My Classes

In my classroom, I used an inquiry based approach to project-based learning. Students were given a driving phenomenon at the beginning of the unit that everything connected back to so they work constantly building on their own understanding. The unit that I spent my practicum experience planning was on contact forces. The driving phenomena I chose for this unit was an egg dropping and hitting the floor. We talked about why some objects break in a collision and why some don't, we discovered factors and variables that are important in a collision, and we discovered and analyzed patterns. The students were given two assessments in the unit, one was a checkpoint assessment that asked them to relate the knowledge they had learned to a sports collision. Despite that, the topic was never mentioned in class students are able to apply their knowledge to this new concept and explain what is happening based on what they learned through the hands-on experiences in the classroom.

The final summative assessment of the collisions unit was an egg drop project. Students were tasked with designing and building a better egg carton while following the given criteria and constraints of materials, and functionality. Students then had to write a prompted letter to an engineer explaining their design choice for both structures, and materials relating back to the scientific concepts they learned in class. They talked about equal forces, air resistance, mass, speed, and kinetic energy.

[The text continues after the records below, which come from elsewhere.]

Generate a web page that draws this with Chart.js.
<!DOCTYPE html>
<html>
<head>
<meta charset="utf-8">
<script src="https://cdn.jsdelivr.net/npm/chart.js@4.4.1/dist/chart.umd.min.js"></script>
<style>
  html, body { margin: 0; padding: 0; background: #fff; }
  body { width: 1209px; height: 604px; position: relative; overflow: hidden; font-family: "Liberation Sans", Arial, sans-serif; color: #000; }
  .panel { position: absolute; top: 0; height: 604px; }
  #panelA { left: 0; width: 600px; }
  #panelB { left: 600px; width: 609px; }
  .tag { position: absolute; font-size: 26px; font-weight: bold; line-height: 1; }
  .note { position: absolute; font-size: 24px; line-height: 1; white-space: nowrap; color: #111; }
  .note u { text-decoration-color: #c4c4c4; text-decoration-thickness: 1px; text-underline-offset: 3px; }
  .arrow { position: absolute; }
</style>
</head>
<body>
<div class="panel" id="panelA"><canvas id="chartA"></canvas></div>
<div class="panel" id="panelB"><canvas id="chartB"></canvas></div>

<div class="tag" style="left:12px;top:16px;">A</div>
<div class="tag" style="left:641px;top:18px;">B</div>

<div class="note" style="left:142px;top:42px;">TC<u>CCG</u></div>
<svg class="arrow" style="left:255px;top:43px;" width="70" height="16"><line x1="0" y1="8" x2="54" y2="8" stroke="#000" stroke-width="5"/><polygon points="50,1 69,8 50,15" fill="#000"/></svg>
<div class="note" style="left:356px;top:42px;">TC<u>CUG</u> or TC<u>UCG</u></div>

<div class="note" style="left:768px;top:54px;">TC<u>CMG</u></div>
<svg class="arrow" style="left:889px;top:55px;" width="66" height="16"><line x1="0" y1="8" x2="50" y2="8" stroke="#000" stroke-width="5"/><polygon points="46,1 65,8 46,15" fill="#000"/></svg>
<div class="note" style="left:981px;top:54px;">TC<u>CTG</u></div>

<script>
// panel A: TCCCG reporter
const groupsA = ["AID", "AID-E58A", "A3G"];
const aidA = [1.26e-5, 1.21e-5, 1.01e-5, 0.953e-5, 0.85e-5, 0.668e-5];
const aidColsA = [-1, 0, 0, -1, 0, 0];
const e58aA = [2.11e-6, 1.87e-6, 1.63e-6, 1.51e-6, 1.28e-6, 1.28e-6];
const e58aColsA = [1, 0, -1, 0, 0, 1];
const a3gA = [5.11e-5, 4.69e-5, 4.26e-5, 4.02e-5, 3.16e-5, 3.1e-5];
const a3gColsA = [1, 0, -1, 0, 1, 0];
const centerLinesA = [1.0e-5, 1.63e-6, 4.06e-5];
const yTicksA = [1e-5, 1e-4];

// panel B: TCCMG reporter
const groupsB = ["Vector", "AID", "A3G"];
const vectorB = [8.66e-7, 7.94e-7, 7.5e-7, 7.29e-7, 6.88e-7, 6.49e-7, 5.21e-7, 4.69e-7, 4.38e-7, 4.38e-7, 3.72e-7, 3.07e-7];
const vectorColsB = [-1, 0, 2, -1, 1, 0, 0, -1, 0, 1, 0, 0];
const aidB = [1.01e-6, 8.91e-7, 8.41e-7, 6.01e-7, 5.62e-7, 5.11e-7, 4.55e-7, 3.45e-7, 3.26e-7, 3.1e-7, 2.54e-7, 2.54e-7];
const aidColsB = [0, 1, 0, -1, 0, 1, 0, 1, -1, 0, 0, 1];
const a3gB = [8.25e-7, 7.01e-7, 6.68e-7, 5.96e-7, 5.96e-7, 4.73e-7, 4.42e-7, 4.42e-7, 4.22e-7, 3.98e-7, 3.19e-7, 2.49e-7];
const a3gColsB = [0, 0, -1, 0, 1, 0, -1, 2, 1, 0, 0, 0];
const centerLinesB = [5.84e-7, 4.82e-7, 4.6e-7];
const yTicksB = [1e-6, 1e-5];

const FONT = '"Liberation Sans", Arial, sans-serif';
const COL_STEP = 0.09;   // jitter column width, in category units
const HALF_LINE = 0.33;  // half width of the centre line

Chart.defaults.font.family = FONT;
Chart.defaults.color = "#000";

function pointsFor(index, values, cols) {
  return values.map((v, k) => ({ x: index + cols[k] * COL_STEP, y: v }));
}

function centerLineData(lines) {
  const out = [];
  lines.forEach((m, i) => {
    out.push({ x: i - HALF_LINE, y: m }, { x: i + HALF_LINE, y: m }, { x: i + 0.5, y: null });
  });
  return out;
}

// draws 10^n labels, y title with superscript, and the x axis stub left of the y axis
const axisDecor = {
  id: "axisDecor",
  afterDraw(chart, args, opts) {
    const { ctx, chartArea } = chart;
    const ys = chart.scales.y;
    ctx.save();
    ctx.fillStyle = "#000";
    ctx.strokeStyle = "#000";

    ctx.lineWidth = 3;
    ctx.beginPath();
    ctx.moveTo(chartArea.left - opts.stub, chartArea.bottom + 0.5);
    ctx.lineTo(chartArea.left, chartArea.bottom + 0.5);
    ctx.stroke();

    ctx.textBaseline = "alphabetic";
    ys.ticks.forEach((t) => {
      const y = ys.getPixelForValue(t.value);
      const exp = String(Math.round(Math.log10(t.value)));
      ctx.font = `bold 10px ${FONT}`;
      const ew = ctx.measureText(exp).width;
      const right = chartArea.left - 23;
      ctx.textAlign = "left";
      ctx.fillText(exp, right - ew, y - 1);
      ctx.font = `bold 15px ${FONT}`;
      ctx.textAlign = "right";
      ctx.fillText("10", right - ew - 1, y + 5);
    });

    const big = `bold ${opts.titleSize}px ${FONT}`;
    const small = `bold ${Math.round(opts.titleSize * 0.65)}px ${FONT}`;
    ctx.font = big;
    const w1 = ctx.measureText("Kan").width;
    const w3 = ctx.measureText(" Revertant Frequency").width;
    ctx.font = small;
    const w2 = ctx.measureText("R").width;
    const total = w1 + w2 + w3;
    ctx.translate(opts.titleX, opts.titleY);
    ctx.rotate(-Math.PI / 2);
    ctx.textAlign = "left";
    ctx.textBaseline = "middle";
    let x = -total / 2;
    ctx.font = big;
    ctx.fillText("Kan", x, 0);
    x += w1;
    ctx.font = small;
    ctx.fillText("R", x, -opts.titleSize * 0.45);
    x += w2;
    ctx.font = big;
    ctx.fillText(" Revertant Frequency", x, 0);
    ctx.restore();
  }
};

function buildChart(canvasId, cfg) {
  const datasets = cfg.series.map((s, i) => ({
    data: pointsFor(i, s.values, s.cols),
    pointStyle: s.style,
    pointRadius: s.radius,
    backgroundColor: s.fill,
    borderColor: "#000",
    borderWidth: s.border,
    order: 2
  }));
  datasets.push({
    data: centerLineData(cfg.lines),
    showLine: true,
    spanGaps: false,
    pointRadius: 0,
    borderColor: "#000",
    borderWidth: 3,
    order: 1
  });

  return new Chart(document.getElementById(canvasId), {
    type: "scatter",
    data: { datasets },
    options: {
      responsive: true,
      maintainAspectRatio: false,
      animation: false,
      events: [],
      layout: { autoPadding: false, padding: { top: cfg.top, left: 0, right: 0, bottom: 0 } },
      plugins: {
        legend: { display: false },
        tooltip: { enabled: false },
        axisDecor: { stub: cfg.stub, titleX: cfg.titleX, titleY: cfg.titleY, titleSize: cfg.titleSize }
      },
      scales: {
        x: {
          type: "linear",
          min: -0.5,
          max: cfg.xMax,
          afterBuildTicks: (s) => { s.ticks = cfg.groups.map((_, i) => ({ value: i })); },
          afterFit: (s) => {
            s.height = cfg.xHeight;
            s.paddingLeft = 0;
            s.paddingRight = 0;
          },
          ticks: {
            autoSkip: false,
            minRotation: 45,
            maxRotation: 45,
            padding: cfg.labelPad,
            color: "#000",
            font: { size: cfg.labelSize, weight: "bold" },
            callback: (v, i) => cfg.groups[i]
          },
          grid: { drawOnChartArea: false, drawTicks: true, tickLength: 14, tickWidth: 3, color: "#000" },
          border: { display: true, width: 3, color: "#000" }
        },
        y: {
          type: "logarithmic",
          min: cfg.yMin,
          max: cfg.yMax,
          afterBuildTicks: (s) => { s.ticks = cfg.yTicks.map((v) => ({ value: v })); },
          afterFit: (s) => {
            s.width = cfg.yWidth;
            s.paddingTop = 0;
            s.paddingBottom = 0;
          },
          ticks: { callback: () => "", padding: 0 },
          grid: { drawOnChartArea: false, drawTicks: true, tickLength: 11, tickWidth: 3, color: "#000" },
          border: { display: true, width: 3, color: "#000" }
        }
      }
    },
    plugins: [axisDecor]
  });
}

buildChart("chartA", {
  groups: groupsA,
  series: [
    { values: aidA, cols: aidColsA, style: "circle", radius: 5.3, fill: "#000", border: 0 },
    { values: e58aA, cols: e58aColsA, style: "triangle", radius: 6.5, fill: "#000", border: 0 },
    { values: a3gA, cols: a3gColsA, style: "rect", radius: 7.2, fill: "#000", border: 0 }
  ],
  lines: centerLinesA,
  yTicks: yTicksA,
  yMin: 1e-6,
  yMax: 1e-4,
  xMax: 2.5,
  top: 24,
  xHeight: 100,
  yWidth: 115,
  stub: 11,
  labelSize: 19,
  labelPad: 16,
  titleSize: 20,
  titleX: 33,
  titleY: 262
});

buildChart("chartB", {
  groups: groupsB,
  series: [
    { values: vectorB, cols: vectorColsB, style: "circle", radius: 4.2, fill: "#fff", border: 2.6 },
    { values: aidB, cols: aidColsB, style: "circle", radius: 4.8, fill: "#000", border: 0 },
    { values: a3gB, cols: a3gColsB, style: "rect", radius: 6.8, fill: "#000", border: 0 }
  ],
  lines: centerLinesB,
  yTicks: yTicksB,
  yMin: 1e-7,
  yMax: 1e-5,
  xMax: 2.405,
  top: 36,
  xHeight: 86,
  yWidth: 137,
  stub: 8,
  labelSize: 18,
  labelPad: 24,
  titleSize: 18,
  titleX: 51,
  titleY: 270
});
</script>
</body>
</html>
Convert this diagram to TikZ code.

Students are able to collaborate together, share ideas safely, and explore new things because they are active participants in their own education. I utilize a driving question board that drives the investigations we do in class based on students' interests and questions. This allows for very engaging hands-on learning opportunities for students that seem to really improve their performance in class. I also utilize mini-lessons as fun activities to introduce harder skills so they have the opportunity to dive into them in a fun stress-free environment. My favorite example of this was my procedure writing mini-lesson where students were tasked with building. structure out of a random assortment of kinex and writing a procedure so that someone could build the exact structure.